Given request — Take the lines from the head of the listing through the one bearing "yticks = [0, 50, 100, 150, 200, 250]" and copy them exactly, leaving every picture out.

Dataset content —

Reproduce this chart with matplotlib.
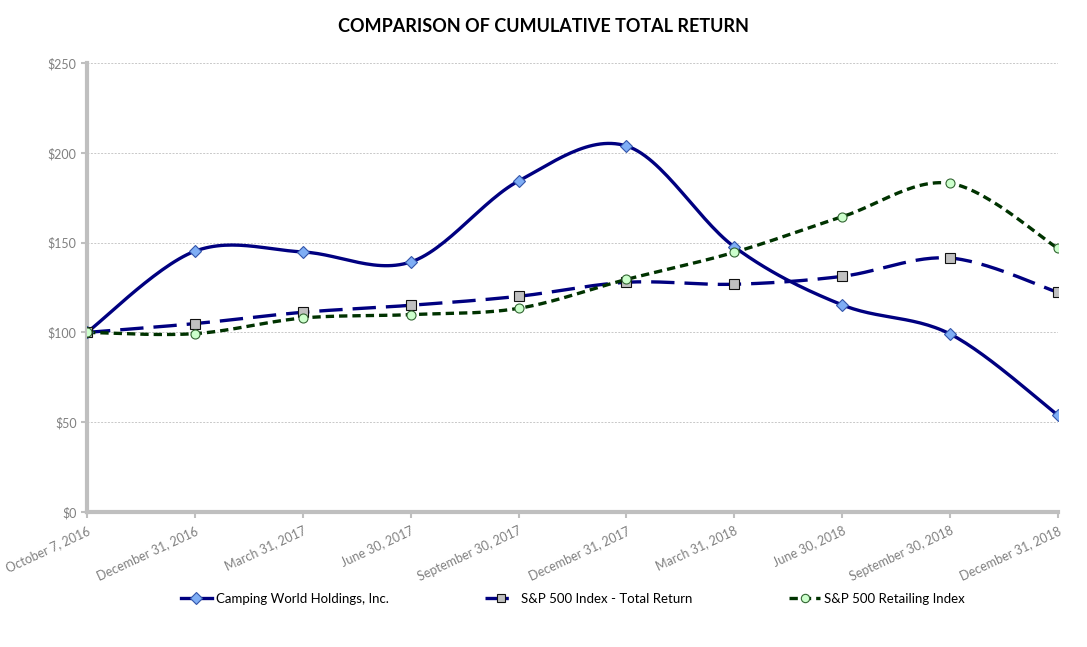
import numpy as np
import matplotlib.pyplot as plt
from matplotlib.lines import Line2D

plt.rcParams['font.family'] = ['Lato', 'DejaVu Sans']

dates = ['October 7, 2016', 'December 31, 2016', 'March 31, 2017', 'June 30, 2017',
         'September 30, 2017', 'December 31, 2017', 'March 31, 2018', 'June 30, 2018',
         'September 30, 2018', 'December 31, 2018']
camping = [100, 145.2, 144.8, 139.2, 184.3, 203.8, 147.6, 115.3, 99.1, 53.9]
sp500 = [100, 104.9, 111.2, 115.1, 120.1, 127.9, 126.8, 131.2, 141.4, 122.3]
retail = [100, 99.3, 108.0, 109.9, 113.4, 129.5, 144.6, 164.4, 183.0, 146.8]
yticks = [0, 50, 100, 150, 200, 250]


def smooth(y, n=30):
    # Excel-style smoothed line (Catmull-Rom bezier)
    y = np.asarray(y, float)
    x = np.arange(len(y), dtype=float)
    px = np.concatenate([[x[0]], x, [x[-1]]])
    py = np.concatenate([[y[0]], y, [y[-1]]])
    xs, ys = [], []
    t = np.linspace(0, 1, n)
    for i in range(len(y) - 1):
        p0x, p1x, p2x, p3x = px[i], px[i + 1], px[i + 2], px[i + 3]
        p0y, p1y, p2y, p3y = py[i], py[i + 1], py[i + 2], py[i + 3]
        c1x, c1y = p1x + (p2x - p0x) / 6, p1y + (p2y - p0y) / 6
        c2x, c2y = p2x - (p3x - p1x) / 6, p2y - (p3y - p1y) / 6
        bx = (1 - t) ** 3 * p1x + 3 * (1 - t) ** 2 * t * c1x + 3 * (1 - t) * t ** 2 * c2x + t ** 3 * p2x
        by = (1 - t) ** 3 * p1y + 3 * (1 - t) ** 2 * t * c1y + 3 * (1 - t) * t ** 2 * c2y + t ** 3 * p2y
        xs.extend(bx)
        ys.extend(by)
    return np.array(xs), np.array(ys)


fig = plt.figure(figsize=(10.87, 6.47), dpi=100)
ax = fig.add_axes([87 / 1087, 135 / 647, 971 / 1087, 449 / 647])

x = np.arange(len(dates))
series = [
    (camping, '#000080', '-', 'D', '#7FAEF5', '#3355AA', 'Camping World Holdings, Inc.'),
    (sp500, '#000080', (0, (7, 3)), 's', '#C0C0C0', '#111111', 'S&P 500 Index - Total Return'),
    (retail, '#003300', (0, (2.5, 1.5)), 'o', '#CCFFCC', '#336633', 'S&P 500 Retailing Index'),
]
handles = []
for vals, col, ls, mk, mfc, mec, lab in series:
    sx, sy = smooth(vals)
    ax.plot(sx, sy, color=col, lw=2.4, ls=ls, zorder=3)
    ax.plot(x, vals, ls='none', marker=mk, ms=6.5 if mk != 'D' else 6, mfc=mfc, mec=mec,
            mew=0.8, zorder=4)
    handles.append(Line2D([0], [0], color=col, lw=2.4, ls=ls, marker=mk, ms=6, mfc=mfc,
                          mec=mec, mew=0.8))

ax.set_xlim(0, len(dates) - 1)
ax.set_ylim(0, 250)
ax.set_yticks(yticks)
ax.set_yticklabels(['$' + str(v) for v in yticks], color='#808080', fontsize=9)
ax.set_xticks(x)
ax.set_xticklabels(dates, rotation=25, ha='right', va='top', rotation_mode='anchor',
                   color='#808080', fontsize=9)
ax.tick_params(axis='both', colors='#BFBFBF', length=4, width=1.5, labelcolor='#808080')
ax.tick_params(axis='x', pad=5)
ax.grid(axis='y', color='#C8C8C8', ls=(0, (2, 1.5)), lw=0.7)
ax.set_axisbelow(True)
for s in ['top', 'right']:
    ax.spines[s].set_visible(False)
for s in ['left', 'bottom']:
    ax.spines[s].set_color('#BFBFBF')
    ax.spines[s].set_linewidth(3)

fig.text(0.5, 1 - 26 / 647, 'COMPARISON OF CUMULATIVE TOTAL RETURN', ha='center', va='center',
         fontsize=13, fontweight='bold')
fig.legend(handles, [s[6] for s in series], loc='center', bbox_to_anchor=(0.527, 1 - 599 / 647),
           ncol=3, frameon=False, fontsize=9.5, handlelength=2.4, columnspacing=7.3,
           handletextpad=0.3)

fig.savefig('out.png', dpi=100)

Exercise output —
Reproduce this chart with matplotlib.
import numpy as np
import matplotlib.pyplot as plt
from matplotlib.lines import Line2D

plt.rcParams['font.family'] = ['Lato', 'DejaVu Sans']

dates = ['October 7, 2016', 'December 31, 2016', 'March 31, 2017', 'June 30, 2017',
         'September 30, 2017', 'December 31, 2017', 'March 31, 2018', 'June 30, 2018',
         'September 30, 2018', 'December 31, 2018']
camping = [100, 145.2, 144.8, 139.2, 184.3, 203.8, 147.6, 115.3, 99.1, 53.9]
sp500 = [100, 104.9, 111.2, 115.1, 120.1, 127.9, 126.8, 131.2, 141.4, 122.3]
retail = [100, 99.3, 108.0, 109.9, 113.4, 129.5, 144.6, 164.4, 183.0, 146.8]
yticks = [0, 50, 100, 150, 200, 250]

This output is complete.